» **Short exercise**
Reproduce each line from the first in the data through the line that contains "plt.savefig('out.png', dpi=100)" exactly; give nothing else.

-*-*-

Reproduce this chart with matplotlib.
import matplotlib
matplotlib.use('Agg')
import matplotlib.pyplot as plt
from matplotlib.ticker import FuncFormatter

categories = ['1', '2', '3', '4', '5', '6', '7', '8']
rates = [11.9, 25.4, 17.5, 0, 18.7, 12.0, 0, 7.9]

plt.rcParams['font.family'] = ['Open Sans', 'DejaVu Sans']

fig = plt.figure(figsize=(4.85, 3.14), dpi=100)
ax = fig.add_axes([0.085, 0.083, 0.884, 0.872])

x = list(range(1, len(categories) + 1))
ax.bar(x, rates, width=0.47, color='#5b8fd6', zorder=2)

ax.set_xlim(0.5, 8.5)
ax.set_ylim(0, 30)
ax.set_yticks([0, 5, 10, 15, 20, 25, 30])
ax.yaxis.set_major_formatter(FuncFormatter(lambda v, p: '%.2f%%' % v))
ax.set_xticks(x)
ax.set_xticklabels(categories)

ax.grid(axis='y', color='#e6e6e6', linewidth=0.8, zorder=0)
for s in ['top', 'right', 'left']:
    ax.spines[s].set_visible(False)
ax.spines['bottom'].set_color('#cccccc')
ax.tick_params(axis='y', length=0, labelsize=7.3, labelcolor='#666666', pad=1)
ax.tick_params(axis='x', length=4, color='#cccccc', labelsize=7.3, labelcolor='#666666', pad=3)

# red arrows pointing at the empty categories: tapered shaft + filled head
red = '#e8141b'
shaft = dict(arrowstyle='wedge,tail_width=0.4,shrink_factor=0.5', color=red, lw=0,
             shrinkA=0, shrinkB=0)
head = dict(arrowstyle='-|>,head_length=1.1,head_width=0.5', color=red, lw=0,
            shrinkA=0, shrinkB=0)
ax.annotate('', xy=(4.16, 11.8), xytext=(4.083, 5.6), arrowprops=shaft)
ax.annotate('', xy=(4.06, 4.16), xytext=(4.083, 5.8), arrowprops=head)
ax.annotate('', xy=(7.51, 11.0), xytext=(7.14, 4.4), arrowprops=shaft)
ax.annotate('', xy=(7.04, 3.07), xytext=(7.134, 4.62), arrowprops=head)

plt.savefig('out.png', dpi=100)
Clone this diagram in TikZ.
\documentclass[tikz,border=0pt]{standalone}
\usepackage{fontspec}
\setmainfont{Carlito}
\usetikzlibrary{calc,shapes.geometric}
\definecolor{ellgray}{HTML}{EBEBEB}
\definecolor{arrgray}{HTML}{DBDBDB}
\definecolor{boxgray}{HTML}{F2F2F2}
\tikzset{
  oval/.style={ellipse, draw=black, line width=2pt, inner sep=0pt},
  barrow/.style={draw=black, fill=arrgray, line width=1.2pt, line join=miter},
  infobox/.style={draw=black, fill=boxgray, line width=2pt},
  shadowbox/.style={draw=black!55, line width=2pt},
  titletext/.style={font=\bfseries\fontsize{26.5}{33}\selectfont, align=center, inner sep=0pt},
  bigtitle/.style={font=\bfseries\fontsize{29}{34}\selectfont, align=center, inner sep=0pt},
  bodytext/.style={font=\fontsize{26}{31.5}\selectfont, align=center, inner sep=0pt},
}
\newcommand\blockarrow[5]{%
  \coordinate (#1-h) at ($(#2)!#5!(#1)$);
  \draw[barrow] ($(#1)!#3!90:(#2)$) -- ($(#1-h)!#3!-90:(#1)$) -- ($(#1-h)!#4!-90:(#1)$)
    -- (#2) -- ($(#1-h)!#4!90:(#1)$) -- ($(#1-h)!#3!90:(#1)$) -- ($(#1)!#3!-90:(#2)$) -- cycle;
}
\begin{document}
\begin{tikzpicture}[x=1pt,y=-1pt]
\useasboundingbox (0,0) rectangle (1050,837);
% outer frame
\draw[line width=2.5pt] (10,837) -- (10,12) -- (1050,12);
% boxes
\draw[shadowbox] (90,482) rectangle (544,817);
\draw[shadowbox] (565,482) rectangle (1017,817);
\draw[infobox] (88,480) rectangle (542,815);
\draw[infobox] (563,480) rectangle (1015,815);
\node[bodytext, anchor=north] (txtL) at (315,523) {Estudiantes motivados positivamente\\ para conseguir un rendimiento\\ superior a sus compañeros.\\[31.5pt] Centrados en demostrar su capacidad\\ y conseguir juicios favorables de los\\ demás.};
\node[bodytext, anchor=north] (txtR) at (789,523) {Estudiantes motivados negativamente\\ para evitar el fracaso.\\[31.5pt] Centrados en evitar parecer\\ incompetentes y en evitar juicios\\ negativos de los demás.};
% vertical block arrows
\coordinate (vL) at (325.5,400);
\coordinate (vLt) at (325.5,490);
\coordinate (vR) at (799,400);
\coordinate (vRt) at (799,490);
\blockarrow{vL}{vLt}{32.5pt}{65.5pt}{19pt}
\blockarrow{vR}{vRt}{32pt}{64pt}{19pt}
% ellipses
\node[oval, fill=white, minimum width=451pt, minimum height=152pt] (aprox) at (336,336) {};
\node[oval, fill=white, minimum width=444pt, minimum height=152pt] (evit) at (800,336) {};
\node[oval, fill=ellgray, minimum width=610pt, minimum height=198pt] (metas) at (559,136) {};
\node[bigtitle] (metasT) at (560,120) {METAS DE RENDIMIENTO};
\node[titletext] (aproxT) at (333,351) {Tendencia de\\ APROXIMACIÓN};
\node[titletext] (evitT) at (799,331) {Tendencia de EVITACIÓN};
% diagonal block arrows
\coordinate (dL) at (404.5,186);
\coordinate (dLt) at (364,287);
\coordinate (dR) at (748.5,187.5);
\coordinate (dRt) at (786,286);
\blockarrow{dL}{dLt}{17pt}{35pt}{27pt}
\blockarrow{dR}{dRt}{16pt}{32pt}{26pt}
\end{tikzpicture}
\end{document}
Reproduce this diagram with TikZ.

-*-*-

» **Solution below**
Reproduce this chart with matplotlib.
import matplotlib
matplotlib.use('Agg')
import matplotlib.pyplot as plt
from matplotlib.ticker import FuncFormatter

categories = ['1', '2', '3', '4', '5', '6', '7', '8']
rates = [11.9, 25.4, 17.5, 0, 18.7, 12.0, 0, 7.9]

plt.rcParams['font.family'] = ['Open Sans', 'DejaVu Sans']

fig = plt.figure(figsize=(4.85, 3.14), dpi=100)
ax = fig.add_axes([0.085, 0.083, 0.884, 0.872])

x = list(range(1, len(categories) + 1))
ax.bar(x, rates, width=0.47, color='#5b8fd6', zorder=2)

ax.set_xlim(0.5, 8.5)
ax.set_ylim(0, 30)
ax.set_yticks([0, 5, 10, 15, 20, 25, 30])
ax.yaxis.set_major_formatter(FuncFormatter(lambda v, p: '%.2f%%' % v))
ax.set_xticks(x)
ax.set_xticklabels(categories)

ax.grid(axis='y', color='#e6e6e6', linewidth=0.8, zorder=0)
for s in ['top', 'right', 'left']:
    ax.spines[s].set_visible(False)
ax.spines['bottom'].set_color('#cccccc')
ax.tick_params(axis='y', length=0, labelsize=7.3, labelcolor='#666666', pad=1)
ax.tick_params(axis='x', length=4, color='#cccccc', labelsize=7.3, labelcolor='#666666', pad=3)

# red arrows pointing at the empty categories: tapered shaft + filled head
red = '#e8141b'
shaft = dict(arrowstyle='wedge,tail_width=0.4,shrink_factor=0.5', color=red, lw=0,
             shrinkA=0, shrinkB=0)
head = dict(arrowstyle='-|>,head_length=1.1,head_width=0.5', color=red, lw=0,
            shrinkA=0, shrinkB=0)
ax.annotate('', xy=(4.16, 11.8), xytext=(4.083, 5.6), arrowprops=shaft)
ax.annotate('', xy=(4.06, 4.16), xytext=(4.083, 5.8), arrowprops=head)
ax.annotate('', xy=(7.51, 11.0), xytext=(7.14, 4.4), arrowprops=shaft)
ax.annotate('', xy=(7.04, 3.07), xytext=(7.134, 4.62), arrowprops=head)

plt.savefig('out.png', dpi=100)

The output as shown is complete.